● BRIEF
Repeat, exactly and in full, the lines of the listing below, but without any pictures.

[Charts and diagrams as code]
- - - -
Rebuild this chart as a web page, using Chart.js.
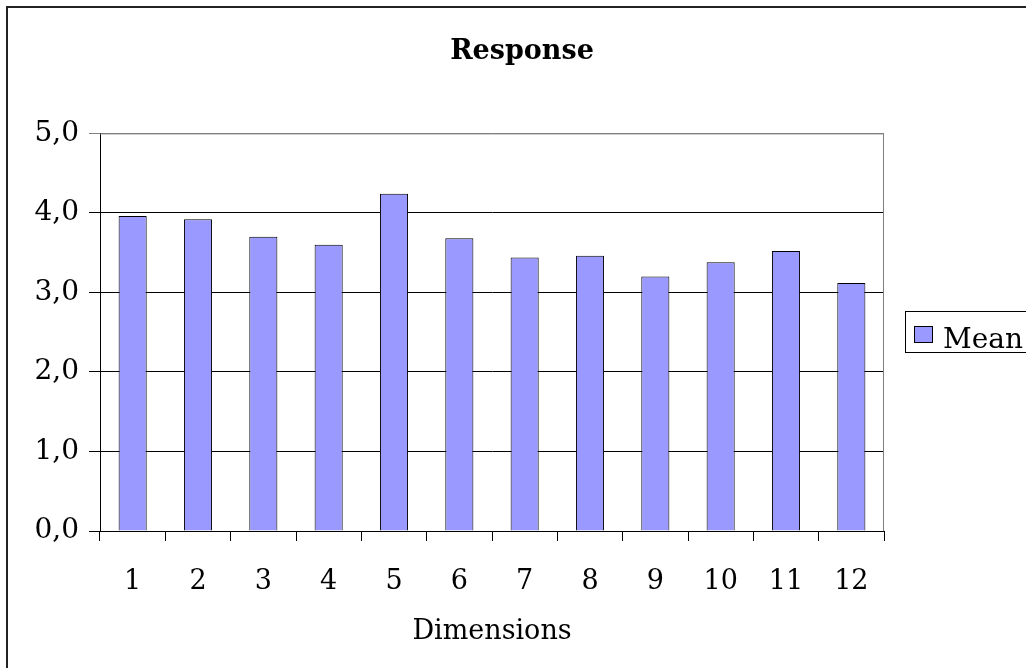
<!DOCTYPE html>
<html lang="en">
<head>
    <meta charset="UTF-8">
    <title>Response</title>
    <script src="https://cdn.jsdelivr.net/npm/chart.js"></script>
    <style>
        html, body { margin: 0; padding: 0; background: #fff; }
        #wrap { width: 1026px; height: 668px; }
    </style>
</head>
<body>
    <div id="wrap">
        <canvas id="responseChart" width="1026" height="668"></canvas>
    </div>

    <script>
        // Data
        const dimensions = ['1', '2', '3', '4', '5', '6', '7', '8', '9', '10', '11', '12'];
        const meanValues = [3.96, 3.92, 3.70, 3.60, 4.24, 3.68, 3.44, 3.46, 3.20, 3.38, 3.52, 3.12];
        const yTicks = [0, 1, 2, 3, 4, 5];

        const serif = '"DejaVu Serif", "Liberation Serif", serif';

        // Outer frame, plot area border and the legend box
        const framePlugin = {
            id: 'frame',
            beforeDatasetsDraw(chart) {
                const { ctx, chartArea } = chart;
                ctx.save();
                ctx.strokeStyle = '#808080';
                ctx.lineWidth = 1;
                ctx.beginPath();
                ctx.moveTo(chartArea.left, chartArea.top + 0.5);
                ctx.lineTo(chartArea.right - 0.5, chartArea.top + 0.5);
                ctx.lineTo(chartArea.right - 0.5, chartArea.bottom);
                ctx.stroke();
                ctx.restore();
            },
            afterDraw(chart) {
                const ctx = chart.ctx;
                ctx.save();
                ctx.strokeStyle = '#222';
                ctx.lineWidth = 2;
                ctx.beginPath();
                ctx.moveTo(7, 668);
                ctx.lineTo(7, 7);
                ctx.lineTo(1026, 7);
                ctx.stroke();

                // legend
                const ds = chart.data.datasets[0];
                ctx.lineWidth = 1;
                ctx.strokeStyle = '#000';
                ctx.strokeRect(905.5, 311.5, 140, 41);
                ctx.fillStyle = ds.backgroundColor;
                ctx.fillRect(914, 326, 19, 17);
                ctx.strokeRect(914.5, 326.5, 18, 16);
                ctx.fillStyle = '#000';
                ctx.font = '28px ' + serif;
                ctx.textBaseline = 'alphabetic';
                ctx.fillText(ds.label, 943, 348);
                ctx.restore();
            }
        };

        const ctx = document.getElementById('responseChart').getContext('2d');
        const responseChart = new Chart(ctx, {
            type: 'bar',
            data: {
                labels: dimensions,
                datasets: [{
                    label: 'Mean',
                    data: meanValues,
                    backgroundColor: '#9999ff',
                    borderColor: '#000',
                    borderWidth: 1,
                    categoryPercentage: 1,
                    barPercentage: 0.43
                }]
            },
            options: {
                responsive: false,
                animation: false,
                layout: { padding: { left: 18, right: 0, top: 0, bottom: 0 } },
                plugins: {
                    legend: { display: false },
                    tooltip: { enabled: false },
                    title: {
                        display: true,
                        text: 'Response',
                        color: '#000',
                        font: { family: serif, size: 27, weight: 'bold', lineHeight: 1.2 },
                        padding: { top: 36, bottom: 65 }
                    }
                },
                scales: {
                    x: {
                        grid: {
                            offset: true,
                            drawOnChartArea: false,
                            drawTicks: true,
                            tickLength: 10,
                            color: '#000'
                        },
                        border: { color: '#000', width: 1 },
                        ticks: {
                            color: '#000',
                            padding: 25,
                            maxRotation: 0,
                            autoSkip: false,
                            font: { family: serif, size: 27 }
                        },
                        title: {
                            display: true,
                            text: 'Dimensions',
                            color: '#000',
                            font: { family: serif, size: 27, lineHeight: 1.2 },
                            padding: { top: 0, bottom: 20 }
                        },
                        afterFit(scale) { scale.height = 137; }
                    },
                    y: {
                        min: 0,
                        max: 5,
                        afterBuildTicks(scale) {
                            scale.ticks = yTicks.map(v => ({ value: v }));
                        },
                        grid: {
                            color: c => (c.tick && c.tick.value === 5 ? '#808080' : '#000'),
                            lineWidth: 1,
                            drawTicks: true,
                            tickLength: 11
                        },
                        border: { color: '#000', width: 1 },
                        ticks: {
                            color: '#000',
                            padding: 10,
                            font: { family: serif, size: 28 },
                            callback: v => v.toFixed(1).replace('.', ',')
                        },
                        afterFit(scale) { scale.width = 82; }
                    },
                    // empty right-hand axis that only reserves room for the legend
                    side: {
                        position: 'right',
                        display: true,
                        grid: { display: false },
                        border: { display: false },
                        ticks: { display: false },
                        afterFit(scale) { scale.width = 142; }
                    }
                }
            },
            plugins: [framePlugin]
        });
    </script>
</body>
</html>
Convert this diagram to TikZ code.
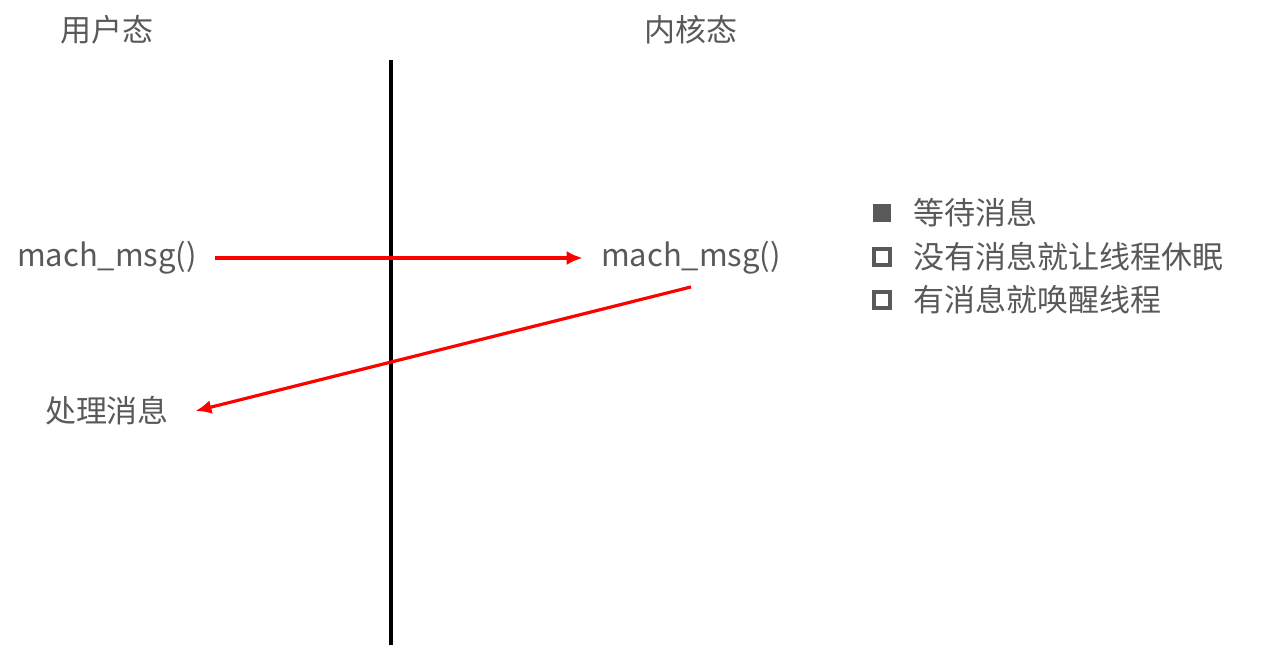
\documentclass[tikz,border=0pt]{standalone}
\usepackage{fontspec}
\setmainfont{Noto Sans CJK SC}
\usetikzlibrary{arrows.meta}
\definecolor{textgray}{HTML}{595959}
\definecolor{msgred}{HTML}{FF0000}
\definecolor{bulletgray}{HTML}{595959}
\begin{document}
\begin{tikzpicture}[x=0.5pt,y=-0.5pt,
	labelnode/.style={text=textgray, font=\fontsize{15.5pt}{18pt}\selectfont, inner sep=0pt},
	itemnode/.style={text=textgray, font=\fontsize{15.5pt}{18pt}\selectfont, inner sep=0pt, anchor=west},
	fullbox/.style={draw=bulletgray, fill=bulletgray, minimum size=8.5pt, inner sep=0pt},
	hollowbox/.style={draw=bulletgray, line width=2pt, fill=white, minimum size=8pt, inner sep=0pt},
	msgarrow/.style={msgred, line width=1.6pt, -{Latex[length=8pt,width=7pt]}},
	]
	\useasboundingbox (0,0) rectangle (1280,648);
	%Nodes
	\node[labelnode]	(user) 	at	(107,30) 	{用户态};
	\node[labelnode]	(kernel) 	at	(691,30) 	{内核态};
	\node[labelnode]	(umsg) 	at	(107,258) 	{mach\_msg()};
	\node[labelnode]	(kmsg) 	at	(691,258) 	{mach\_msg()};
	\node[labelnode]	(handle) 	at	(107,411) 	{处理消息};
	\coordinate		(top) 	at	(391,60);
	\coordinate		(bottom) 	at	(391,645);
	\node[fullbox]	(b1) 	at	(882,213) 	{};
	\node[hollowbox]	(b2) 	at	(882,257) 	{};
	\node[hollowbox]	(b3) 	at	(882,300) 	{};
	\node[itemnode]	(t1) 	at	(913,213) 	{等待消息};
	\node[itemnode]	(t2) 	at	(913,257) 	{没有消息就让线程休眠};
	\node[itemnode]	(t3) 	at	(913,300) 	{有消息就唤醒线程};
	%Lines
	\draw[line width=2pt] (top) -- (bottom);
	\draw[msgarrow] ([xshift=9pt]umsg.east) -- ([xshift=-9pt]kmsg.west);
	\draw[msgarrow] ([yshift=-6pt]kmsg.south) -- ([xshift=13pt]handle.east);
\end{tikzpicture}
\end{document}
- - - -
● ANSWER TO THIS PROBLEM
Rebuild this chart as a web page, using Chart.js.
<!DOCTYPE html>
<html lang="en">
<head>
    <meta charset="UTF-8">
    <title>Response</title>
    <script src="https://cdn.jsdelivr.net/npm/chart.js"></script>
    <style>
        html, body { margin: 0; padding: 0; background: #fff; }
        #wrap { width: 1026px; height: 668px; }
    </style>
</head>
<body>
    <div id="wrap">
        <canvas id="responseChart" width="1026" height="668"></canvas>
    </div>

    <script>
        // Data
        const dimensions = ['1', '2', '3', '4', '5', '6', '7', '8', '9', '10', '11', '12'];
        const meanValues = [3.96, 3.92, 3.70, 3.60, 4.24, 3.68, 3.44, 3.46, 3.20, 3.38, 3.52, 3.12];
        const yTicks = [0, 1, 2, 3, 4, 5];

        const serif = '"DejaVu Serif", "Liberation Serif", serif';

        // Outer frame, plot area border and the legend box
        const framePlugin = {
            id: 'frame',
            beforeDatasetsDraw(chart) {
                const { ctx, chartArea } = chart;
                ctx.save();
                ctx.strokeStyle = '#808080';
                ctx.lineWidth = 1;
                ctx.beginPath();
                ctx.moveTo(chartArea.left, chartArea.top + 0.5);
                ctx.lineTo(chartArea.right - 0.5, chartArea.top + 0.5);
                ctx.lineTo(chartArea.right - 0.5, chartArea.bottom);
                ctx.stroke();
                ctx.restore();
            },
            afterDraw(chart) {
                const ctx = chart.ctx;
                ctx.save();
                ctx.strokeStyle = '#222';
                ctx.lineWidth = 2;
                ctx.beginPath();
                ctx.moveTo(7, 668);
                ctx.lineTo(7, 7);
                ctx.lineTo(1026, 7);
                ctx.stroke();

                // legend
                const ds = chart.data.datasets[0];
                ctx.lineWidth = 1;
                ctx.strokeStyle = '#000';
                ctx.strokeRect(905.5, 311.5, 140, 41);
                ctx.fillStyle = ds.backgroundColor;
                ctx.fillRect(914, 326, 19, 17);
                ctx.strokeRect(914.5, 326.5, 18, 16);
                ctx.fillStyle = '#000';
                ctx.font = '28px ' + serif;
                ctx.textBaseline = 'alphabetic';
                ctx.fillText(ds.label, 943, 348);
                ctx.restore();
            }
        };

        const ctx = document.getElementById('responseChart').getContext('2d');
        const responseChart = new Chart(ctx, {
            type: 'bar',
            data: {
                labels: dimensions,
                datasets: [{
                    label: 'Mean',
                    data: meanValues,
                    backgroundColor: '#9999ff',
                    borderColor: '#000',
                    borderWidth: 1,
                    categoryPercentage: 1,
                    barPercentage: 0.43
                }]
            },
            options: {
                responsive: false,
                animation: false,
                layout: { padding: { left: 18, right: 0, top: 0, bottom: 0 } },
                plugins: {
                    legend: { display: false },
                    tooltip: { enabled: false },
                    title: {
                        display: true,
                        text: 'Response',
                        color: '#000',
                        font: { family: serif, size: 27, weight: 'bold', lineHeight: 1.2 },
                        padding: { top: 36, bottom: 65 }
                    }
                },
                scales: {
                    x: {
                        grid: {
                            offset: true,
                            drawOnChartArea: false,
                            drawTicks: true,
                            tickLength: 10,
                            color: '#000'
                        },
                        border: { color: '#000', width: 1 },
                        ticks: {
                            color: '#000',
                            padding: 25,
                            maxRotation: 0,
                            autoSkip: false,
                            font: { family: serif, size: 27 }
                        },
                        title: {
                            display: true,
                            text: 'Dimensions',
                            color: '#000',
                            font: { family: serif, size: 27, lineHeight: 1.2 },
                            padding: { top: 0, bottom: 20 }
                        },
                        afterFit(scale) { scale.height = 137; }
                    },
                    y: {
                        min: 0,
                        max: 5,
                        afterBuildTicks(scale) {
                            scale.ticks = yTicks.map(v => ({ value: v }));
                        },
                        grid: {
                            color: c => (c.tick && c.tick.value === 5 ? '#808080' : '#000'),
                            lineWidth: 1,
                            drawTicks: true,
                            tickLength: 11
                        },
                        border: { color: '#000', width: 1 },
                        ticks: {
                            color: '#000',
                            padding: 10,
                            font: { family: serif, size: 28 },
                            callback: v => v.toFixed(1).replace('.', ',')
                        },
                        afterFit(scale) { scale.width = 82; }
                    },
                    // empty right-hand axis that only reserves room for the legend
                    side: {
                        position: 'right',
                        display: true,
                        grid: { display: false },
                        border: { display: false },
                        ticks: { display: false },
                        afterFit(scale) { scale.width = 142; }
                    }
                }
            },
            plugins: [framePlugin]
        });
    </script>
</body>
</html>
Convert this diagram to TikZ code.
\documentclass[tikz,border=0pt]{standalone}
\usepackage{fontspec}
\setmainfont{Noto Sans CJK SC}
\usetikzlibrary{arrows.meta}
\definecolor{textgray}{HTML}{595959}
\definecolor{msgred}{HTML}{FF0000}
\definecolor{bulletgray}{HTML}{595959}
\begin{document}
\begin{tikzpicture}[x=0.5pt,y=-0.5pt,
	labelnode/.style={text=textgray, font=\fontsize{15.5pt}{18pt}\selectfont, inner sep=0pt},
	itemnode/.style={text=textgray, font=\fontsize{15.5pt}{18pt}\selectfont, inner sep=0pt, anchor=west},
	fullbox/.style={draw=bulletgray, fill=bulletgray, minimum size=8.5pt, inner sep=0pt},
	hollowbox/.style={draw=bulletgray, line width=2pt, fill=white, minimum size=8pt, inner sep=0pt},
	msgarrow/.style={msgred, line width=1.6pt, -{Latex[length=8pt,width=7pt]}},
	]
	\useasboundingbox (0,0) rectangle (1280,648);
	%Nodes
	\node[labelnode]	(user) 	at	(107,30) 	{用户态};
	\node[labelnode]	(kernel) 	at	(691,30) 	{内核态};
	\node[labelnode]	(umsg) 	at	(107,258) 	{mach\_msg()};
	\node[labelnode]	(kmsg) 	at	(691,258) 	{mach\_msg()};
	\node[labelnode]	(handle) 	at	(107,411) 	{处理消息};
	\coordinate		(top) 	at	(391,60);
	\coordinate		(bottom) 	at	(391,645);
	\node[fullbox]	(b1) 	at	(882,213) 	{};
	\node[hollowbox]	(b2) 	at	(882,257) 	{};
	\node[hollowbox]	(b3) 	at	(882,300) 	{};
	\node[itemnode]	(t1) 	at	(913,213) 	{等待消息};
	\node[itemnode]	(t2) 	at	(913,257) 	{没有消息就让线程休眠};
	\node[itemnode]	(t3) 	at	(913,300) 	{有消息就唤醒线程};
	%Lines
	\draw[line width=2pt] (top) -- (bottom);
	\draw[msgarrow] ([xshift=9pt]umsg.east) -- ([xshift=-9pt]kmsg.west);
	\draw[msgarrow] ([yshift=-6pt]kmsg.south) -- ([xshift=13pt]handle.east);
\end{tikzpicture}
\end{document}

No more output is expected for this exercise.